A propos de LNA, lacanian inck

  Dans le numéro 8 du Nouvel Ane, LNA paru en février, Gérard Wajcman à propos de Bruce Nauman fait l’éloge d’un art de la mise en scène. Mise en scène à laquelle se livre Jacques-Alain Miller avec Orlan. Par contre, un encart  fait référence à la revue new-yorkaise lacanian Inck dont le numéro 28 présente un article en langue anglaise d’Alain Badiou , intitulé Drawing, dont le sériel est une leçon sur ce qui focalise le champ de la pure plastique.

   Badiou y donne sa définition de l’art comme « une description sans lieu ». A partir de là , il pose qu’un dessin est un complexe de marques qui n’ont pas de lieu parce que, dans un dessin authentique, les traces, les lignes ne sont pas incluses dans le fond , mais créent le fond comme un espace ouvert : un lieu inexistant. D’où sa définition du dessin : « quand quelque (some) trace hors lieu crée à sa place une surface vide ».

  Ainsi, Badiou oppose la matérialité du support, la feuille de papier comme totalité close, et les marques, les lignes qui n’existent pas par elles-mêmes, ayant à composer quelque chose (something) dans la feuille de papier qui, elle-même, comme telle n’existe pas, parce qu’elle est créée par les marques dans sa fonction de fond comme surface ouverte. C’est ce qu’il qualifie de « mouvante réciprocité entre existence et inexistence » ; ce qui serait l’essence du dessin, une « conjonction paradoxale entre être et ne pas être ». Badiou introduit par là une thématisation à caractère ontologique.

  Dans les limites de notre champ, nous identifions ce hors-lieu de la trace qui crée à sa place une surface vide au fait, d’une part, que la rencontre du geste et du support a pour effet la rémanence de la consistance du tact en la trace, d’autre part le fait que la torsion moebienne de la structure d’enveloppe de la pulsion scopique présente en chacun des  points de la trace l’envers de celle-ci au lieu même de son endroit, soit un envers sans endroit ou un endroit sans envers, en adéquation donc avec le point négatif du chiasme phénoménologique touchant /touché (Merleau-Ponty, Notes de travail, in Le visible et l’invisible).

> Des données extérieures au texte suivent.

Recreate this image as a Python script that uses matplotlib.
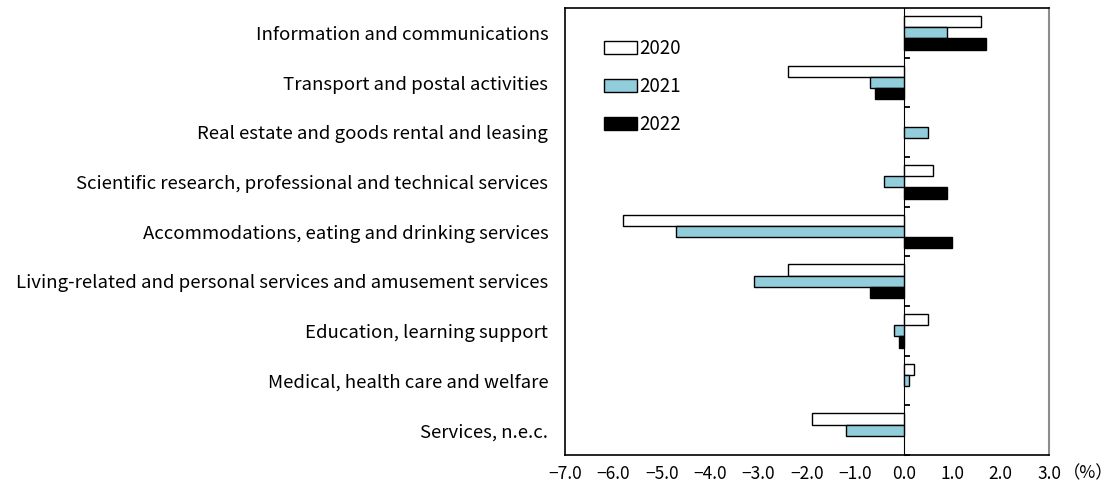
import numpy as np
import matplotlib
matplotlib.use("Agg")
import matplotlib.pyplot as plt
from matplotlib.patches import Patch

plt.rcParams['font.family'] = ['Noto Sans CJK JP', 'DejaVu Sans']

# datos (%)
categories = [
    "Information and communications",
    "Transport and postal activities",
    "Real estate and goods rental and leasing",
    "Scientific research, professional and technical services",
    "Accommodations, eating and drinking services",
    "Living-related and personal services and amusement services",
    "Education, learning support",
    "Medical, health care and welfare",
    "Services, n.e.c.",
]
v2020 = [1.6, -2.4, 0.0, 0.6, -5.8, -2.4, 0.5, 0.2, -1.9]
v2021 = [0.9, -0.7, 0.5, -0.4, -4.7, -3.1, -0.2, 0.1, -1.2]
v2022 = [1.7, -0.6, 0.0, 0.9, 1.0, -0.7, -0.1, 0.0, 0.0]
years = ["2020", "2021", "2022"]
xticks = np.arange(-7, 4, 1)

colors = ["white", "#92CDDC", "black"]

fig = plt.figure(figsize=(11.12, 4.91), dpi=100)
ax = fig.add_axes([0.5081, 0.0733, 0.4353, 0.9104])

y = np.arange(len(categories))
h = 0.227
for i, vals in enumerate([v2020, v2021, v2022]):
    vals = np.array(vals)
    mask = vals != 0
    ax.barh(y[mask] + (i - 1) * h, vals[mask], height=h, color=colors[i],
            edgecolor="black", linewidth=1.0)

ax.set_xlim(-7, 3)
ax.set_ylim(len(categories) - 0.5, -0.5)

ax.set_yticks(y)
ax.set_yticklabels(categories, fontsize=13.4)
ax.tick_params(axis="y", length=0, pad=12)

ax.set_xticks(xticks)
ax.set_xticklabels([f"{t:.1f}".replace("-", "\u2212") for t in xticks], fontsize=12.5)
ax.tick_params(axis="x", length=0, pad=7)
ax.annotate("\uff08%\uff09", xy=(1.0, 0), xycoords="axes fraction",
            xytext=(10, -7), textcoords="offset points", fontsize=12.5,
            ha="left", va="top")

# linea del cero con marcas entre categorias
sec = ax.secondary_yaxis(0.7)
sec.set_yticks(np.arange(0.5, len(categories), 1.0))
sec.set_yticklabels([])
sec.tick_params(direction="out", length=4.5, width=1.3, color="black")
sec.spines["left"].set_linewidth(1.2)

for s in ["left", "top", "bottom"]:
    ax.spines[s].set_linewidth(1.2)
    ax.spines[s].set_color("black")
ax.spines["right"].set_color("#8c8c8c")
ax.spines["right"].set_linewidth(1.5)

handles = [Patch(facecolor=c, edgecolor="black", linewidth=1.0) for c in colors]
ax.legend(handles, years, loc="upper left", bbox_to_anchor=(0.045, 0.97),
          frameon=False, fontsize=13.5, handlelength=1.8, handleheight=0.65,
          handletextpad=0.1, labelspacing=0.9)

plt.savefig("out.png", dpi=100)
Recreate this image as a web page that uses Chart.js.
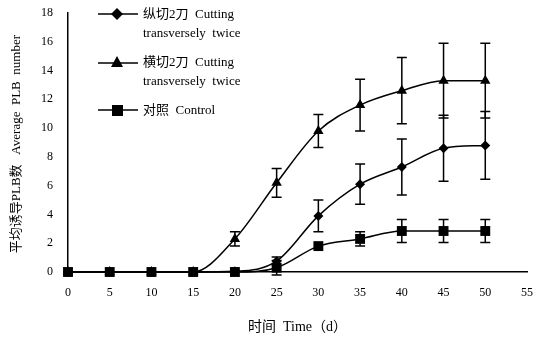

  Ainsi l’ouverture de l’espace pictural  est l’effet de la congruence de l’objet de la pulsion scopique, le regard insaisissable, et le point de négativité du chiasme phénoménologique. L’artiste est en mesure de construire son œuvre dans l’ouverture de cet espace à partir de sa position subjective spécifique, celle du point de regard à l’infini dans l’acuité de l’attention flottante qui lui est propre. Position qu’il négocie, en sa division subjective, avec le point-sujet de la vision, de l’espace géométral.

 

  A cet égard, l’autoprtrait de Chardin au pastel de l’ancienne collection Michel Lévy, du département des Arts graphiques du Louvre, est dans un après-coup de l’histoire comme, si ce n’est la réduction, l’épure du dispositif des Ménines de Vélasquez tel qu’il fut analysé par Lacan (le Séminaire XIII).

  Dans le catalogue de l’exposition Chardin du Grand Palais (1999-2000), il est écrit « Chardin veut attirer notre attention sur la tache rouge du crayon de pastel, son nouvel instrument de travail, pour nous montrer que, jusqu’à son dernier souffle, et comme pour défier la mort, l’essentiel pour lui c’est son œuvre de créateur ».

  Nous pouvons reprendre l’interprétation de l’exhibition de ce crayon de pastel, en portant notre attention sur la tache de bleu qui s’y trouve. Cette tache indique que l’artiste aura figuré ce crayon de pastel en ajout sur le fond bleu du tableau. En effet cette petite tache de bleu est le résultat de l’adhérence de cette couleur de fond qui s’est imprimée sur le crayon de pastel : une fine pellicule de matière qui présente donc son envers par rapport à son recouvrement initial sur le support. Néanmoins, dans l’acte d’inscription, l’instant du contact du crayon de pastel bleu sur la surface figurant le crayon de pastel rouge, la trace a présenté son envers à cause de l’effet de retournement spéculaire de l’autoportrait. Mais comme cette trace a été figurée retournée, imprimée sur le crayon de pastel rouge, elle se donne donc en même temps comme l’envers de cet envers : son endroit. C’est ainsi qu’elle reflète dans le champ de la vision la torsion topologique de celui du regard.

  Rappelons que Chardin est, peut-être  plus que tout autre, le peintre dont l’espace repose d’évidence sur la tactilité.